> _Set task_: Exactly the lines from the start of the data below through the line that contains "const methaneLabels = [0, 50, 100, 150, 200];" are to be copied, with pictures left out.

> _Dataset section_:

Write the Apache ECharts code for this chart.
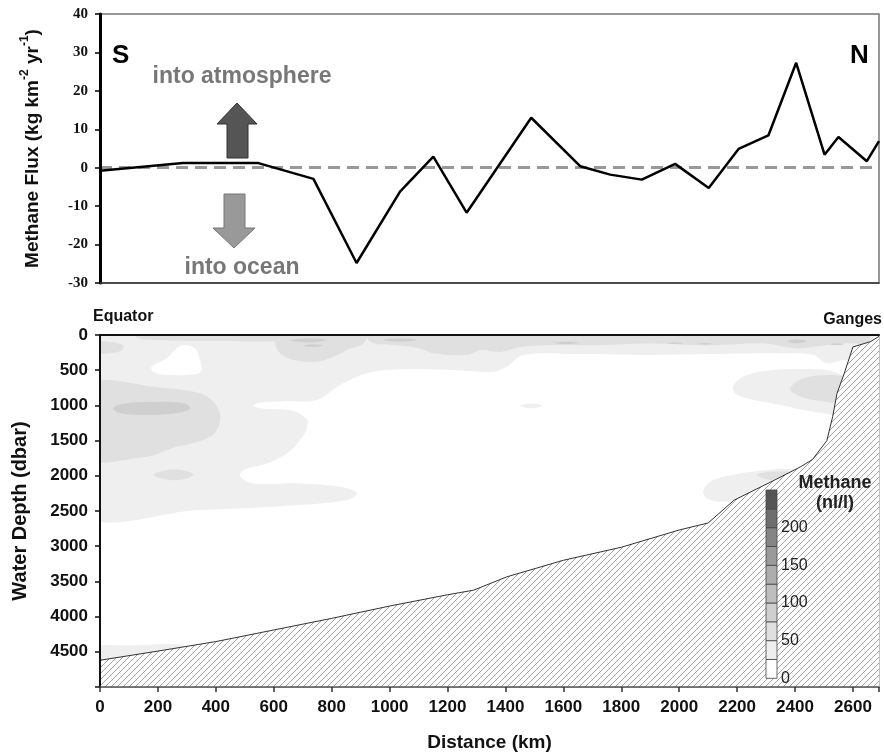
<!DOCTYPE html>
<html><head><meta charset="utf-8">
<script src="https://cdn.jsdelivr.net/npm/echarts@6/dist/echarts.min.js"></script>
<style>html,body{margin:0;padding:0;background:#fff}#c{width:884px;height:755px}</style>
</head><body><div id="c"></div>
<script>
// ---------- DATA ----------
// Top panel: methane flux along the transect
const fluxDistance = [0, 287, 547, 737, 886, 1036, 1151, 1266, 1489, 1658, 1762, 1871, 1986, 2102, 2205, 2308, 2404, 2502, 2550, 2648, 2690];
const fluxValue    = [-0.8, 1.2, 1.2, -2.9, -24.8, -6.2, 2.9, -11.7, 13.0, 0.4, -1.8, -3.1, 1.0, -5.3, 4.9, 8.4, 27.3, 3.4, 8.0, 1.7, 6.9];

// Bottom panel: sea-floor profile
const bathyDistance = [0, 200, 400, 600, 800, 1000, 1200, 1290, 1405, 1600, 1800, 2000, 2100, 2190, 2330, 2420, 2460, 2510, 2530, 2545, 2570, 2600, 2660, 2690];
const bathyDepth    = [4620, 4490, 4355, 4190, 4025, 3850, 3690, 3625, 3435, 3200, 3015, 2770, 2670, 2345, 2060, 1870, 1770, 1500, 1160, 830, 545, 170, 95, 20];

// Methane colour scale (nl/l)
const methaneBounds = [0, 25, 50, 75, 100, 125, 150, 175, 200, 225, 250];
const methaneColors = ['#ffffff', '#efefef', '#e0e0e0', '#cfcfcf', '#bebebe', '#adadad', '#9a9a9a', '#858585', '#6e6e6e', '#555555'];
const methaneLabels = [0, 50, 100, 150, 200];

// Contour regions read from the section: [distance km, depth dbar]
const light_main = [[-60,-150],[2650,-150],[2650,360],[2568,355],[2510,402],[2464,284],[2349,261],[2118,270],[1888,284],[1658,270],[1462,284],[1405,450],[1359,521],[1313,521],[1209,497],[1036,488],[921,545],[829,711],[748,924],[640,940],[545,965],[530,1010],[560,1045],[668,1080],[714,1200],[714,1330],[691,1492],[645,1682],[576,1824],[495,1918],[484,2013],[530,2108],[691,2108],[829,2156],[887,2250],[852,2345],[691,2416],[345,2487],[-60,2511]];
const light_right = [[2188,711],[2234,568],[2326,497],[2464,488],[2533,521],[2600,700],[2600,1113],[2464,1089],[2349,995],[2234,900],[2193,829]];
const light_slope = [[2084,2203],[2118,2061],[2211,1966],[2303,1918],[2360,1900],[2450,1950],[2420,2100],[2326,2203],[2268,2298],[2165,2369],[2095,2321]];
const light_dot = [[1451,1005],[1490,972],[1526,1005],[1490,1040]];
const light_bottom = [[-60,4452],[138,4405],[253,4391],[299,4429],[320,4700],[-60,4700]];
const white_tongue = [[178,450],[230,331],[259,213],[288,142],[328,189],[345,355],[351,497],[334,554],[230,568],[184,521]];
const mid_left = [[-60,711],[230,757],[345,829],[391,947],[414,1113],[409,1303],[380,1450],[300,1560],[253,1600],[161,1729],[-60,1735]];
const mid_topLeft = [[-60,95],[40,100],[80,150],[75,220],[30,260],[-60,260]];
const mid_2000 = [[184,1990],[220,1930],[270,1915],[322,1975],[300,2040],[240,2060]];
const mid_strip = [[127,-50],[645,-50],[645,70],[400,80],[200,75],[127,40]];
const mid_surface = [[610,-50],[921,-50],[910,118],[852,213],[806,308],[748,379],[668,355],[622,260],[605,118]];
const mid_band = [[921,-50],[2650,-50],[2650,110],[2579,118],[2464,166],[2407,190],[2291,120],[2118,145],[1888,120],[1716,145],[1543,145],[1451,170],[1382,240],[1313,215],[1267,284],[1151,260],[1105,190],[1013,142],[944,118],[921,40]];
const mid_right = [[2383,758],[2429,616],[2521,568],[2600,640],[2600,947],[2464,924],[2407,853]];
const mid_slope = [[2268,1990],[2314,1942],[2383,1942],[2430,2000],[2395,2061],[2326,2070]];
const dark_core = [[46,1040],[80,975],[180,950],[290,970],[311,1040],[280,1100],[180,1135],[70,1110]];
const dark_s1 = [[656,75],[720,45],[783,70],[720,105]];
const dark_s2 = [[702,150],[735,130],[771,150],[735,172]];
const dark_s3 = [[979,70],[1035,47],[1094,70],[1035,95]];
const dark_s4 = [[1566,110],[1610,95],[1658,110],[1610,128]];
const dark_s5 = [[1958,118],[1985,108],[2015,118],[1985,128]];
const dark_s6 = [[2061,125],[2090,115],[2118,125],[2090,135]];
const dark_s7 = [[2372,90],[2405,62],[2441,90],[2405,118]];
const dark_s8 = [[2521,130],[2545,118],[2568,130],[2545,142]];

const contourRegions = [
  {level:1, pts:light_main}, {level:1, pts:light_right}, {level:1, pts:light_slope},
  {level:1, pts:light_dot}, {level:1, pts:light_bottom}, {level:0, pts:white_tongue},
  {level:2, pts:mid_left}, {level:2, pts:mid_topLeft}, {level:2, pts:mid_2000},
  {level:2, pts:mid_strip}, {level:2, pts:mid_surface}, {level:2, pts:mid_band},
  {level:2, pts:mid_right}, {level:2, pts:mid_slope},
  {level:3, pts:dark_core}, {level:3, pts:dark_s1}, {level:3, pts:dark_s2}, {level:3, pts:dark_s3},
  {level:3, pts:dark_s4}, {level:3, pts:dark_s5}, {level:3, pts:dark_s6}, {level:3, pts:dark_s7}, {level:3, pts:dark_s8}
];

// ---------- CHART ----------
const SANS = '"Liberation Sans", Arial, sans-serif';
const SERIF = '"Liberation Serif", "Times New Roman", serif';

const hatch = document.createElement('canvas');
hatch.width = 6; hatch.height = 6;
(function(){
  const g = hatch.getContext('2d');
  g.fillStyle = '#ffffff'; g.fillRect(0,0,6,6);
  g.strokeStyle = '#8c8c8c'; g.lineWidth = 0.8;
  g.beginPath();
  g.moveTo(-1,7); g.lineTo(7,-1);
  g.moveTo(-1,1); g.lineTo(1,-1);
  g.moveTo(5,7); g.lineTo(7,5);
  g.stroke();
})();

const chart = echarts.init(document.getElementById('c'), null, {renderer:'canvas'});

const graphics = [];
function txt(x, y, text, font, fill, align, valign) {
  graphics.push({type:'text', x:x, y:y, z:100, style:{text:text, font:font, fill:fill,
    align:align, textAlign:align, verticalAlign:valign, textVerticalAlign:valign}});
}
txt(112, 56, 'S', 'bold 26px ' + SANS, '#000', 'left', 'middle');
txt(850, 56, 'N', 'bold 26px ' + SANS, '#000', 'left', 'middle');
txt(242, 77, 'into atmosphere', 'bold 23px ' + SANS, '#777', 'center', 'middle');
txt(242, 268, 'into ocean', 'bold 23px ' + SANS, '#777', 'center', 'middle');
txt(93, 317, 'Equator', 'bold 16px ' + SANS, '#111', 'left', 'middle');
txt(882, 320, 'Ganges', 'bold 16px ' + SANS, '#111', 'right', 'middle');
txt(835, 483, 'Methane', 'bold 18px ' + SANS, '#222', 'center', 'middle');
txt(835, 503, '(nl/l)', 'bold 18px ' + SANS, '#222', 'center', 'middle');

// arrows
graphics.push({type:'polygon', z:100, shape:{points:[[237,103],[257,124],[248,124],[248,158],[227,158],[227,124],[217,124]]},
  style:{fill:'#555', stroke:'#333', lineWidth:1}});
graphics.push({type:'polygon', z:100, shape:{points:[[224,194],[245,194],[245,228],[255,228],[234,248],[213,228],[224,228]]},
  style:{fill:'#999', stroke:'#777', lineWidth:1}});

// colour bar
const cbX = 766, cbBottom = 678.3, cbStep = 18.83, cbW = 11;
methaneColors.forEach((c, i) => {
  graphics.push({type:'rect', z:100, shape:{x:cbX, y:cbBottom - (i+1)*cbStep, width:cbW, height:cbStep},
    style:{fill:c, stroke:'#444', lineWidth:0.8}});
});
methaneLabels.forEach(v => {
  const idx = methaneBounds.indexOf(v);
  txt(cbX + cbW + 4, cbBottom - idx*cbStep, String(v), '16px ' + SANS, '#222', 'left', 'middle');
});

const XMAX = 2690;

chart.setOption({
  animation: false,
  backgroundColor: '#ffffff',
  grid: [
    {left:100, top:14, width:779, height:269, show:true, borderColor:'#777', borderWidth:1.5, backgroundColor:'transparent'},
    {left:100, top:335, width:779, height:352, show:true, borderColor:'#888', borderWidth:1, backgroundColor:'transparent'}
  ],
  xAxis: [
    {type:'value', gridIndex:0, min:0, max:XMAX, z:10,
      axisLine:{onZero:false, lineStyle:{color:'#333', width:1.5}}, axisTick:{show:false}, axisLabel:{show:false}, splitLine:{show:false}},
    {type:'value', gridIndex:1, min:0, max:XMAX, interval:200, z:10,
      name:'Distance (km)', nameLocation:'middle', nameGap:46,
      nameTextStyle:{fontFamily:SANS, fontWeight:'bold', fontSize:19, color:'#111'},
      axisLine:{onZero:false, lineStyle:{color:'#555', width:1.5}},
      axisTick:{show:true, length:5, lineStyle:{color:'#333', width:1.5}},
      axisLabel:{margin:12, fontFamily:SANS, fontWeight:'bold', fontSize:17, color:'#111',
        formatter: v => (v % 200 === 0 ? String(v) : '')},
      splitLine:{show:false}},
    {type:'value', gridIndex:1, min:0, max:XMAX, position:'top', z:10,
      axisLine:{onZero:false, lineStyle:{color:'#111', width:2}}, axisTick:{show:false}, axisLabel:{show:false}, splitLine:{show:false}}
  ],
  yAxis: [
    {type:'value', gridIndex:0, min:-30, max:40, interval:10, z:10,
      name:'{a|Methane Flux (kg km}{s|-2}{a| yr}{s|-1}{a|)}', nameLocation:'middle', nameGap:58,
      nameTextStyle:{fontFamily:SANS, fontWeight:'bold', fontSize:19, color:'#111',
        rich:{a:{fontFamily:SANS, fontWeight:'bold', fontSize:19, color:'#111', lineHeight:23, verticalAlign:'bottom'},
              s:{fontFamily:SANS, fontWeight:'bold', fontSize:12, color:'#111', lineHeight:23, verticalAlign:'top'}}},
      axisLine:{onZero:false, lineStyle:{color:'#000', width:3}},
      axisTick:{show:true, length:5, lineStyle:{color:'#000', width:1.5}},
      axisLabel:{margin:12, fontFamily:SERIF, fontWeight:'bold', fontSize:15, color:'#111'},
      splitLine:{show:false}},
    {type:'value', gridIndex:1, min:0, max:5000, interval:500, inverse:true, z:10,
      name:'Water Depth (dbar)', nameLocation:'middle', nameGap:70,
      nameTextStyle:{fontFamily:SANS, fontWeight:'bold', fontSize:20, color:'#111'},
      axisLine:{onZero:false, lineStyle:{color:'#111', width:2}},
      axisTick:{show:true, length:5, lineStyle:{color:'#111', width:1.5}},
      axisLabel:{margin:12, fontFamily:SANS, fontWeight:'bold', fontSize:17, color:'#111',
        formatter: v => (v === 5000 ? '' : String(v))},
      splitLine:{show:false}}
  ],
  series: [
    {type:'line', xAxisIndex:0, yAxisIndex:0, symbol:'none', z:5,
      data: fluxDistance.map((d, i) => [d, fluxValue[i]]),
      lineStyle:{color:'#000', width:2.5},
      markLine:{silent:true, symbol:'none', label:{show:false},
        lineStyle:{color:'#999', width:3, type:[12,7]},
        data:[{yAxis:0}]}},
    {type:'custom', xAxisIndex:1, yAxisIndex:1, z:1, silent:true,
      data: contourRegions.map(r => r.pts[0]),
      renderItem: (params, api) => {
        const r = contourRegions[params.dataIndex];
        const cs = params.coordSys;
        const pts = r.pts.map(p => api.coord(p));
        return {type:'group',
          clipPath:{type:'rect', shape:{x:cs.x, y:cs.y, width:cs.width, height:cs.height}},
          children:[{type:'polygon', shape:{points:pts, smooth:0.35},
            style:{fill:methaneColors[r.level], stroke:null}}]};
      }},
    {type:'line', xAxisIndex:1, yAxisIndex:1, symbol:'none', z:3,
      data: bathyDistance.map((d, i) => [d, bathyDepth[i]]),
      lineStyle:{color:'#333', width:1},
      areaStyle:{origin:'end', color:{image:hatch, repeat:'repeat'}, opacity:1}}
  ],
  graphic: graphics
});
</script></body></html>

> _Output below_:
Write the Apache ECharts code for this chart.
<!DOCTYPE html>
<html><head><meta charset="utf-8">
<script src="https://cdn.jsdelivr.net/npm/echarts@6/dist/echarts.min.js"></script>
<style>html,body{margin:0;padding:0;background:#fff}#c{width:884px;height:755px}</style>
</head><body><div id="c"></div>
<script>
// ---------- DATA ----------
// Top panel: methane flux along the transect
const fluxDistance = [0, 287, 547, 737, 886, 1036, 1151, 1266, 1489, 1658, 1762, 1871, 1986, 2102, 2205, 2308, 2404, 2502, 2550, 2648, 2690];
const fluxValue    = [-0.8, 1.2, 1.2, -2.9, -24.8, -6.2, 2.9, -11.7, 13.0, 0.4, -1.8, -3.1, 1.0, -5.3, 4.9, 8.4, 27.3, 3.4, 8.0, 1.7, 6.9];

// Bottom panel: sea-floor profile
const bathyDistance = [0, 200, 400, 600, 800, 1000, 1200, 1290, 1405, 1600, 1800, 2000, 2100, 2190, 2330, 2420, 2460, 2510, 2530, 2545, 2570, 2600, 2660, 2690];
const bathyDepth    = [4620, 4490, 4355, 4190, 4025, 3850, 3690, 3625, 3435, 3200, 3015, 2770, 2670, 2345, 2060, 1870, 1770, 1500, 1160, 830, 545, 170, 95, 20];

// Methane colour scale (nl/l)
const methaneBounds = [0, 25, 50, 75, 100, 125, 150, 175, 200, 225, 250];
const methaneColors = ['#ffffff', '#efefef', '#e0e0e0', '#cfcfcf', '#bebebe', '#adadad', '#9a9a9a', '#858585', '#6e6e6e', '#555555'];
const methaneLabels = [0, 50, 100, 150, 200];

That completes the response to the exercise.